For more than four centuries, the dwellers of the remote Faroe Islands located 200 miles off the coast of Scotland have been killing pilot whales for blubber and meat.
Recently, the gory tradition has piqued the interest of an American photographer with ties to the region who travelled to the archipelago to capture the horror and grotesque beauty of the annual whale hunt.
Benjamin Rasmussen, of Denver, visited Faroe Islands, a protectorate of Denmark, to shed light on the startling practice in which entire villages go out in boats, herd pods of pilot whales close to shore and then cut their necks, turning the waters red with blood.
After the hunt, which takes place every summer, the blubber and meat of the slaughtered animals is distributed among all the members of the community.

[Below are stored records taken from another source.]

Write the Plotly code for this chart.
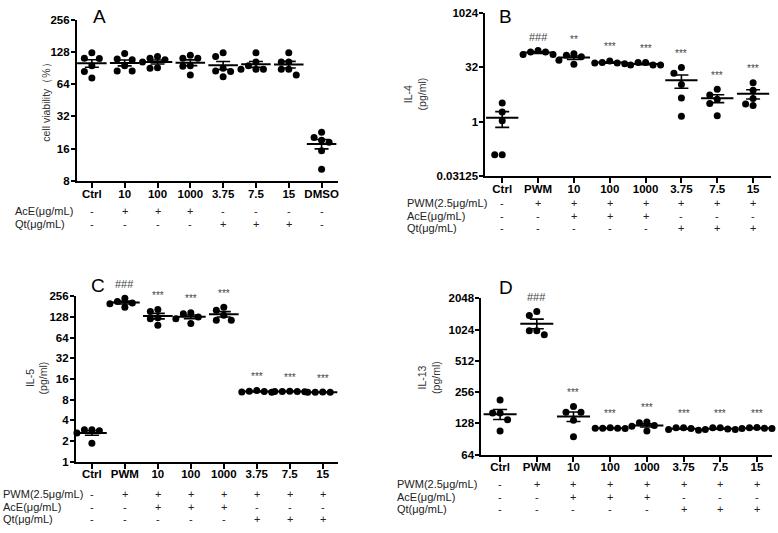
import numpy as np
import plotly.graph_objects as go

W, H = 778, 533

# ---------------- data ----------------
cats_A = ["Ctrl", "10", "100", "1000", "3.75", "7.5", "15", "DMSO"]
viability = [
    [126, 111, 112, 95, 84, 73],
    [124, 110, 108, 95, 85, 85],
    [116, 112, 108, 103, 91, 90],
    [119, 112, 112, 95, 94, 78],
    [126, 116, 90, 85, 84, 75],
    [126, 103, 95, 88, 88, 88],
    [126, 103, 103, 88, 88, 78],
    [22.8, 20.4, 19.2, 18.4, 15.3, 10.3],
]

cats = ["Ctrl", "PWM", "10", "100", "1000", "3.75", "7.5", "15"]
il4 = [
    [3.3, 1.86, 1.06, 0.122, 0.122],
    [93, 85, 85, 72, 72],
    [76, 69, 62, 50, 39],
    [48, 43, 42, 42, 40],
    [43, 43, 37, 37, 37],
    [31.3, 22, 10.7, 4.5, 1.42],
    [7.9, 5.5, 4.2, 3.2, 1.45],
    [11.9, 7.4, 4.4, 3.1, 2.8],
]
il5 = [
    [2.9, 2.9, 2.8, 2.6, 1.85],
    [240, 215, 205, 200, 178],
    [165, 154, 125, 121, 97],
    [148, 143, 128, 121, 103],
    [178, 160, 135, 115, 115],
    [10.8, 10.6, 10.5, 10.3, 10.2],
    [10.6, 10.5, 10.5, 10.5, 10.4],
    [10.3, 10.2, 10.2, 10.2, 10.1],
]
il13 = [
    [215, 161, 161, 139, 108],
    [1531, 1396, 997, 997, 911],
    [186, 164, 164, 137, 95],
    [116, 115, 115, 115, 114],
    [132, 130, 122, 120, 108],
    [116, 116, 114, 112, 110],
    [116, 116, 113, 112, 112],
    [117, 116, 115, 114, 114],
]

rows_A = {
    "AcE(μg/mL)": ["-", "+", "+", "+", "-", "-", "-", "-"],
    "Qt(μg/mL)": ["-", "-", "-", "-", "+", "+", "+", "-"],
}
rows_T = {
    "PWM(2.5μg/mL)": ["-", "+", "+", "+", "+", "+", "+", "+"],
    "AcE(μg/mL)": ["-", "-", "+", "+", "+", "-", "-", "-"],
    "Qt(μg/mL)": ["-", "-", "-", "-", "-", "+", "+", "+"],
}
sig_B = ["", "###", "**", "***", "***", "***", "***", "***"]
sig_CD = ["", "###", "***", "***", "***", "***", "***", "***"]

ticks_A = [8, 16, 32, 64, 128, 256]
ticks_B = [0.03125, 1, 32, 1024]
ticklabels_B = ["0.03125", "1", "32", "1024"]
ticks_C = [1, 2, 4, 8, 16, 32, 64, 128, 256]
ticks_D = [64, 128, 256, 512, 1024, 2048]

# ---------------- layout geometry (pixels) ----------------
FONT = "Liberation Sans, Arial, sans-serif"
panels = [
    dict(data=viability, cats=cats_A, ticks=ticks_A, ticktext=[str(t) for t in ticks_A],
         xpx=(77, 338), ypx=(14, 179), xr=(-0.456, 7.487), ylim=(8, 256),
         ytitle="cell viability（%）", ytpos=(46, 96), label="A", lpos=(100, 11),
         sig=None, rows=rows_A, rows_y=(210, 223), rlx=13),
    dict(data=il4, cats=cats, ticks=ticks_B, ticktext=ticklabels_B,
         xpx=(486, 772), ypx=(7, 174), xr=(-0.47, 7.5), ylim=(0.03125, 1024),
         ytitle="IL-4<br>(pg/ml)", ytpos=(416, 90), label="B", lpos=(506, 11),
         sig=sig_B, rows=rows_T, rows_y=(202, 215, 227), rlx=406),
    dict(data=il5, cats=cats, ticks=ticks_C, ticktext=[str(t) for t in ticks_C],
         xpx=(76, 338), ypx=(297, 466), xr=(-0.485, 7.45), ylim=(1, 256),
         ytitle="IL-5<br>(pg/ml)", ytpos=(37, 380), label="C", lpos=(98, 286),
         sig=sig_CD, rows=rows_T, rows_y=(499, 513, 525), rlx=1),
    dict(data=il13, cats=cats, ticks=ticks_D, ticktext=[str(t) for t in ticks_D],
         xpx=(482, 773), ypx=(299, 459), xr=(-0.51, 7.41), ylim=(64, 2048),
         ytitle="IL-13<br>(pg/ml)", ytpos=(430, 380), label="D", lpos=(507, 288),
         sig=sig_CD, rows=rows_T, rows_y=(489, 502, 515), rlx=396),
]

DIA = 7.0   # marker diameter px
STEP = 7.5  # horizontal spacing px


def swarm(values, px_per_cat, px_per_log2):
    order = np.argsort(values)[::-1]
    placed = []
    offs = np.zeros(len(values))
    cands = [0, -1, 1, -2, 2, -3, 3]
    for idx in order:
        yp = np.log2(values[idx]) * px_per_log2
        for c in cands:
            xp = c * STEP
            if all((xp - px) ** 2 + (yp - py) ** 2 >= (DIA * 0.97) ** 2 for px, py in placed):
                break
        placed.append((xp, yp))
        offs[idx] = xp / px_per_cat
    return offs


fig = go.Figure()
annotations = []

for k, p in enumerate(panels):
    ax = "" if k == 0 else str(k + 1)
    xa, ya = "x" + ax, "y" + ax
    x0, x1 = p["xpx"]
    y0, y1 = p["ypx"]
    px_per_cat = (x1 - x0) / (p["xr"][1] - p["xr"][0])
    px_per_log2 = (y1 - y0) / (np.log2(p["ylim"][1]) - np.log2(p["ylim"][0]))

    xs, ys = [], []
    mx, my = [], []
    ex, ey, es = [], [], []
    for i, vals in enumerate(p["data"]):
        v = np.array(vals, dtype=float)
        offs = swarm(v, px_per_cat, px_per_log2)
        xs += list(i + offs)
        ys += list(v)
        m = v.mean()
        s = v.std(ddof=1) / np.sqrt(len(v))
        mx += [i - 0.45, i + 0.45, None]
        my += [m, m, None]
        ex.append(i)
        ey.append(m)
        es.append(s)

    fig.add_trace(go.Scatter(x=ex, y=ey, mode="markers", xaxis=xa, yaxis=ya,
                             marker=dict(size=1, color="rgba(0,0,0,0)"),
                             error_y=dict(type="data", array=es, symmetric=True,
                                          color="black", thickness=1.6, width=7),
                             showlegend=False, hoverinfo="skip"))
    fig.add_trace(go.Scatter(x=mx, y=my, mode="lines", xaxis=xa, yaxis=ya,
                             line=dict(color="black", width=2),
                             showlegend=False, hoverinfo="skip"))
    fig.add_trace(go.Scatter(x=xs, y=ys, mode="markers", xaxis=xa, yaxis=ya,
                             marker=dict(size=DIA, color="black"),
                             showlegend=False, cliponaxis=False))

    dom_x = [x0 / W, x1 / W]
    dom_y = [1 - y1 / H, 1 - y0 / H]
    fig.update_layout(**{
        "xaxis" + ax: dict(domain=dom_x, anchor=ya, range=list(p["xr"]),
                           tickmode="array", tickvals=list(range(len(p["cats"]))),
                           ticktext=p["cats"], ticks="outside", ticklen=5, tickwidth=2,
                           tickcolor="black", showline=True, linecolor="black", linewidth=2,
                           showgrid=False, zeroline=False, ticklabelstandoff=-4,
                           tickfont=dict(family=FONT, size=11.5, color="black", weight="bold")),
        "yaxis" + ax: dict(domain=dom_y, anchor=xa, type="log",
                           range=[np.log10(p["ylim"][0]), np.log10(p["ylim"][1])],
                           tickmode="array", tickvals=p["ticks"], ticktext=p["ticktext"],
                           ticks="outside", ticklen=4, tickwidth=2, tickcolor="black",
                           showline=True, linecolor="black", linewidth=2,
                           showgrid=False, zeroline=False, ticklabelstandoff=-1,
                           tickfont=dict(family=FONT, size=11.5, color="black", weight="bold")),
    })

    annotations.append(dict(xref="paper", yref="paper", x=p["ytpos"][0] / W, y=1 - p["ytpos"][1] / H,
                            text=p["ytitle"], textangle=-90, showarrow=False,
                            font=dict(family=FONT, size=10.5, color="#333"),
                            xanchor="center", yanchor="middle"))
    annotations.append(dict(xref="paper", yref="paper", x=p["lpos"][0] / W, y=1 - p["lpos"][1] / H,
                            text=p["label"], showarrow=False,
                            font=dict(family=FONT, size=19, color="black"),
                            xanchor="center", yanchor="middle"))
    if p["sig"]:
        for i, s in enumerate(p["sig"]):
            if s:
                annotations.append(dict(xref=xa, yref=ya, x=i, y=np.log10(max(p["data"][i])),
                                        text=s, showarrow=False, yshift=14,
                                        font=dict(family=FONT, size=11 if s.startswith("#") else 10,
                                                  color="#444"),
                                        xanchor="center", yanchor="middle"))
    for (lab, signs), ry in zip(p["rows"].items(), p["rows_y"]):
        annotations.append(dict(xref="paper", yref="paper", x=p["rlx"] / W, y=1 - ry / H,
                                text=lab, showarrow=False, xanchor="left", yanchor="middle",
                                font=dict(family=FONT, size=11, color="#222")))
        for i, sgn in enumerate(signs):
            annotations.append(dict(xref=xa, yref="paper", x=i, y=1 - ry / H,
                                    text=sgn, showarrow=False, xanchor="center", yanchor="middle",
                                    font=dict(family=FONT, size=11, color="#222")))

fig.update_layout(width=W, height=H, margin=dict(l=0, r=0, t=0, b=0),
                  paper_bgcolor="white", plot_bgcolor="white",
                  annotations=annotations, showlegend=False)

fig.write_html("out.html", config={"displayModeBar": False},
               post_script="document.body.style.margin='0';document.body.style.overflow='hidden';")
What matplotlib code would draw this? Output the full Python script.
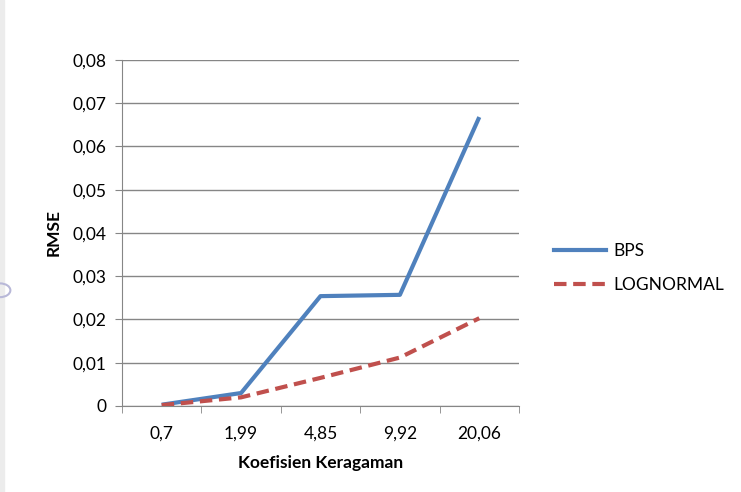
import matplotlib.pyplot as plt
from matplotlib.lines import Line2D
from matplotlib.patches import Circle

# data
kategori = ["0,7", "1,99", "4,85", "9,92", "20,06"]
bps = [0.0003, 0.003, 0.0254, 0.0257, 0.0668]
lognormal = [0.0002, 0.002, 0.0065, 0.0112, 0.0203]
yticks = [0, 0.01, 0.02, 0.03, 0.04, 0.05, 0.06, 0.07, 0.08]
ylabels = ["0", "0,01", "0,02", "0,03", "0,04", "0,05", "0,06", "0,07", "0,08"]

plt.rcParams["font.family"] = ["Lato", "DejaVu Sans"]
fs = 12.5

fig = plt.figure(figsize=(7.41, 4.92), dpi=100)
ax = fig.add_axes([0.1646, 0.1748, 0.5358, 0.7033])

x = list(range(len(kategori)))
ax.plot(x, bps, color="#4F81BD", linewidth=3, solid_capstyle="butt", zorder=3)
ax.plot(x, lognormal, color="#C0504D", linewidth=3, dashes=(3, 1.6), zorder=3)

ax.set_xlim(-0.5, len(kategori) - 0.5)
ax.set_ylim(0, 0.08)
ax.set_yticks(yticks)
ax.set_yticklabels(ylabels, fontsize=fs)
ax.set_xticks(x)
ax.set_xticklabels(kategori, fontsize=fs)
ax.set_xticks([i - 0.5 for i in range(len(kategori) + 1)], minor=True)
ax.tick_params(axis="x", which="major", length=0, pad=14)
ax.tick_params(axis="x", which="minor", length=5, color="#868686", direction="out")
ax.tick_params(axis="y", length=5, color="#868686", direction="out", pad=6)

ax.grid(axis="y", color="#868686", linewidth=1)
ax.set_axisbelow(True)
for s in ["top", "right"]:
    ax.spines[s].set_visible(False)
for s in ["left", "bottom"]:
    ax.spines[s].set_color("#868686")

ax.set_ylabel("RMSE", fontsize=fs, fontweight="bold", labelpad=8)
ax.set_xlabel("Koefisien Keragaman", fontsize=fs, fontweight="bold", labelpad=10)

handles = [
    Line2D([], [], color="#4F81BD", linewidth=3),
    Line2D([], [], color="#C0504D", linewidth=3, dashes=(3, 1.6)),
]
fig.legend(handles, ["BPS", "LOGNORMAL"], loc="center left",
           bbox_to_anchor=(0.727, 0.455), frameon=False, fontsize=fs,
           handlelength=3.0, labelspacing=1.0, handletextpad=0.4)

# grey strip and partial circle on the left edge of the screenshot
fig.patches.append(plt.Rectangle((0, 0), 0.006, 1, transform=fig.transFigure,
                                 color="#ececec", zorder=0))
fig.patches.append(Circle((0.0, 0.41), 0.014, transform=fig.transFigure,
                          fill=False, edgecolor="#b8b8d8", linewidth=1.5))

fig.savefig("out.png", dpi=100)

‘It is an incredibly bloody and horrific spectacle, but so are the factory farms and slaughterhouses that raise American beef, pork and poultry. It is just that those abattoirs exist behind closed doors,’ Rasmussen told the blog FeatureShoot.
For years, animal rights activists around the world, including the non-profit organization Campaign Whale, have been railing against the practice of killing whales, calling it inhumane, barbaric and completely unnecessary. It is important to note that pilot whales are not an endangered species.
However, the Faroese, who number around 48,000, are extremely protective of their cultural heritage and customs, chief among them the whale hunt, which dates back to the 1500s.